## start

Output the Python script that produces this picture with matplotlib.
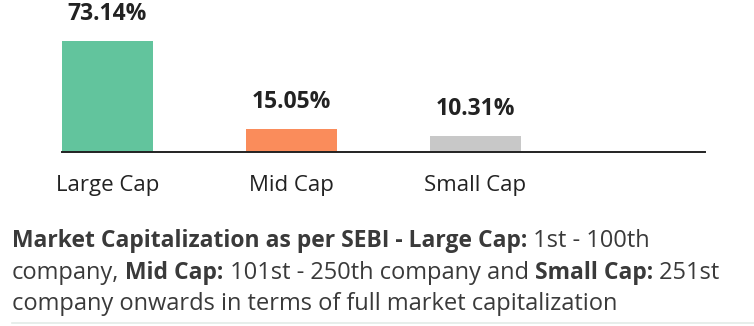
import matplotlib
matplotlib.use("Agg")
import matplotlib.pyplot as plt
from matplotlib import font_manager
from matplotlib.lines import Line2D

# chart data
categories = ["Large Cap", "Mid Cap", "Small Cap"]
shares = [73.14, 15.05, 10.31]
bar_colors = ["#62c49d", "#fa8c5b", "#c8c8c8"]

# footnote: (text, is_bold) segments per line
note_lines = [
    [("Market Capitalization as per SEBI - Large Cap:", True), (" 1st - 100th", False)],
    [("company,", False), (" Mid Cap:", True), (" 101st - 250th company and", False),
     (" Small Cap:", True), (" 251st", False)],
    [("company onwards in terms of full market capitalization", False)],
]


def pick_family(candidates):
    # first family that really ships a bold face
    for fam in candidates:
        try:
            path = font_manager.findfont(
                font_manager.FontProperties(family=fam, weight="bold"),
                fallback_to_default=False)
        except Exception:
            continue
        if "bold" in path.lower() or "black" in path.lower():
            return fam
    return "DejaVu Sans"


W, H = 754, 326
family = pick_family(["Noto Sans", "Open Sans", "Roboto", "Lato", "Liberation Sans"])
plt.rcParams['font.family'] = [family, 'DejaVu Sans']

fig = plt.figure(figsize=(W / 100, H / 100), dpi=100)
ax = fig.add_axes([62 / W, (H - 152) / H, (705 - 62) / W, 152 / H])

x = range(len(categories))
bars = ax.bar(x, shares, width=0.495, color=bar_colors, zorder=2)
ax.set_xlim(-0.2475, 3.247)
ax.set_ylim(0, 100.2)

for b, v in zip(bars, shares):
    ax.annotate(f"{v:.2f}%", xy=(b.get_x() + b.get_width() / 2, v),
                xytext=(0, 11), textcoords="offset points",
                ha="center", va="bottom", fontsize=16.5, fontweight="bold",
                color="#222222", annotation_clip=False)

ax.set_xticks(list(x))
ax.set_xticklabels(categories, fontsize=16, color="#222222")
ax.tick_params(axis="x", length=0, pad=16.5)
ax.set_yticks([])
for s in ["top", "left", "right"]:
    ax.spines[s].set_visible(False)
ax.spines["bottom"].set_color("#222222")
ax.spines["bottom"].set_linewidth(1.4)

# footnote with mixed bold text, chained segment by segment
baselines = [247, 279, 310]
for yb, segs in zip(baselines, note_lines):
    last = None
    for txt, bold in segs:
        kw = dict(fontsize=16.5 if bold else 17, color="#3a3a3a",
                  fontweight="bold" if bold else "normal")
        if last is None:
            last = fig.text(12 / W, 1 - yb / H, txt, ha="left", va="baseline", **kw)
        else:
            last = ax.annotate(txt, xy=(1, 0), xycoords=last, ha="left", va="bottom",
                               annotation_clip=False, **kw)

fig.add_artist(Line2D([12 / W, 1], [1 - 323 / H, 1 - 323 / H],
                      color="#e3ebe7", linewidth=1.2))

fig.savefig("out.png", dpi=100)
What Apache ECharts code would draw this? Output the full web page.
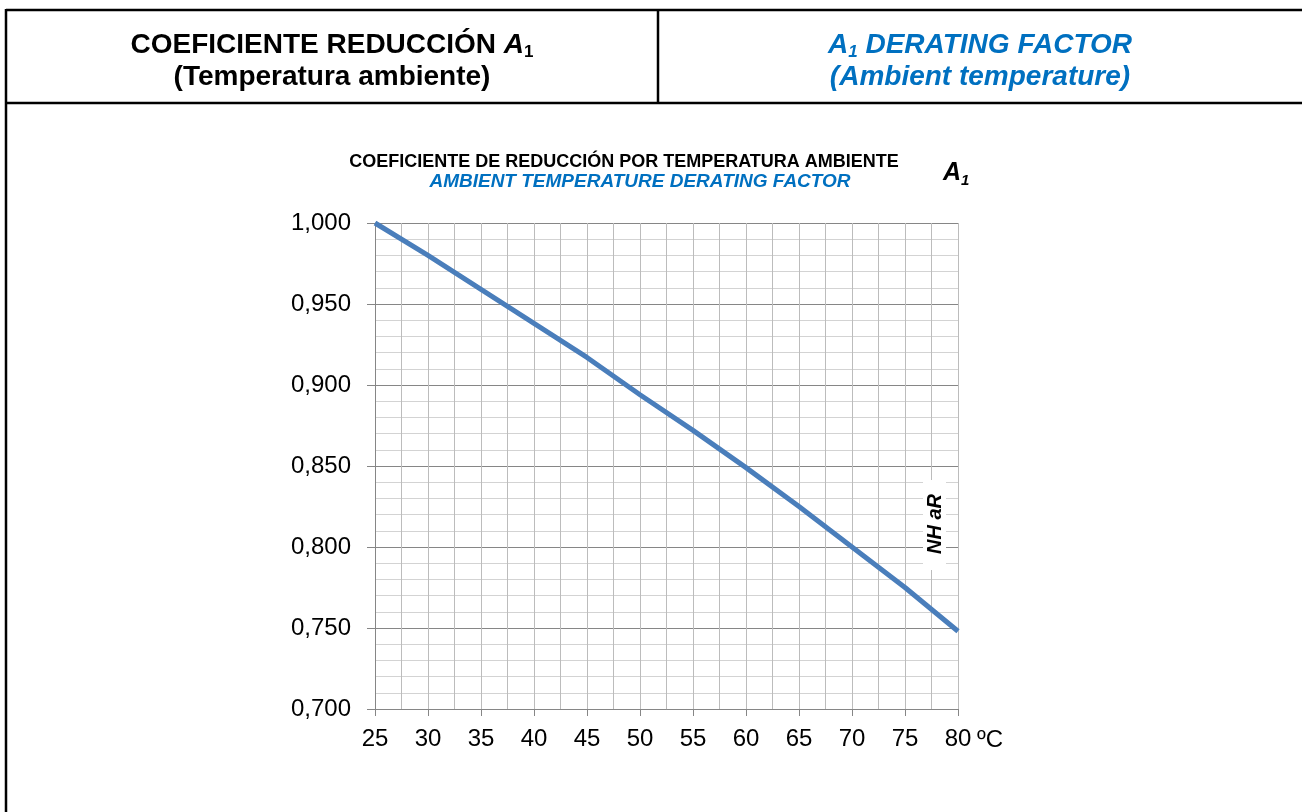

## end

*GOAL*. Give back every line exactly as it stands, pictures excluded.

*FULL ANSWER*.
Output the Python script that produces this picture with matplotlib.
import matplotlib
matplotlib.use("Agg")
import matplotlib.pyplot as plt
from matplotlib import font_manager
from matplotlib.lines import Line2D

# chart data
categories = ["Large Cap", "Mid Cap", "Small Cap"]
shares = [73.14, 15.05, 10.31]
bar_colors = ["#62c49d", "#fa8c5b", "#c8c8c8"]

# footnote: (text, is_bold) segments per line
note_lines = [
    [("Market Capitalization as per SEBI - Large Cap:", True), (" 1st - 100th", False)],
    [("company,", False), (" Mid Cap:", True), (" 101st - 250th company and", False),
     (" Small Cap:", True), (" 251st", False)],
    [("company onwards in terms of full market capitalization", False)],
]


def pick_family(candidates):
    # first family that really ships a bold face
    for fam in candidates:
        try:
            path = font_manager.findfont(
                font_manager.FontProperties(family=fam, weight="bold"),
                fallback_to_default=False)
        except Exception:
            continue
        if "bold" in path.lower() or "black" in path.lower():
            return fam
    return "DejaVu Sans"


W, H = 754, 326
family = pick_family(["Noto Sans", "Open Sans", "Roboto", "Lato", "Liberation Sans"])
plt.rcParams['font.family'] = [family, 'DejaVu Sans']

fig = plt.figure(figsize=(W / 100, H / 100), dpi=100)
ax = fig.add_axes([62 / W, (H - 152) / H, (705 - 62) / W, 152 / H])

x = range(len(categories))
bars = ax.bar(x, shares, width=0.495, color=bar_colors, zorder=2)
ax.set_xlim(-0.2475, 3.247)
ax.set_ylim(0, 100.2)

for b, v in zip(bars, shares):
    ax.annotate(f"{v:.2f}%", xy=(b.get_x() + b.get_width() / 2, v),
                xytext=(0, 11), textcoords="offset points",
                ha="center", va="bottom", fontsize=16.5, fontweight="bold",
                color="#222222", annotation_clip=False)

ax.set_xticks(list(x))
ax.set_xticklabels(categories, fontsize=16, color="#222222")
ax.tick_params(axis="x", length=0, pad=16.5)
ax.set_yticks([])
for s in ["top", "left", "right"]:
    ax.spines[s].set_visible(False)
ax.spines["bottom"].set_color("#222222")
ax.spines["bottom"].set_linewidth(1.4)

# footnote with mixed bold text, chained segment by segment
baselines = [247, 279, 310]
for yb, segs in zip(baselines, note_lines):
    last = None
    for txt, bold in segs:
        kw = dict(fontsize=16.5 if bold else 17, color="#3a3a3a",
                  fontweight="bold" if bold else "normal")
        if last is None:
            last = fig.text(12 / W, 1 - yb / H, txt, ha="left", va="baseline", **kw)
        else:
            last = ax.annotate(txt, xy=(1, 0), xycoords=last, ha="left", va="bottom",
                               annotation_clip=False, **kw)

fig.add_artist(Line2D([12 / W, 1], [1 - 323 / H, 1 - 323 / H],
                      color="#e3ebe7", linewidth=1.2))

fig.savefig("out.png", dpi=100)
What Apache ECharts code would draw this? Output the full web page.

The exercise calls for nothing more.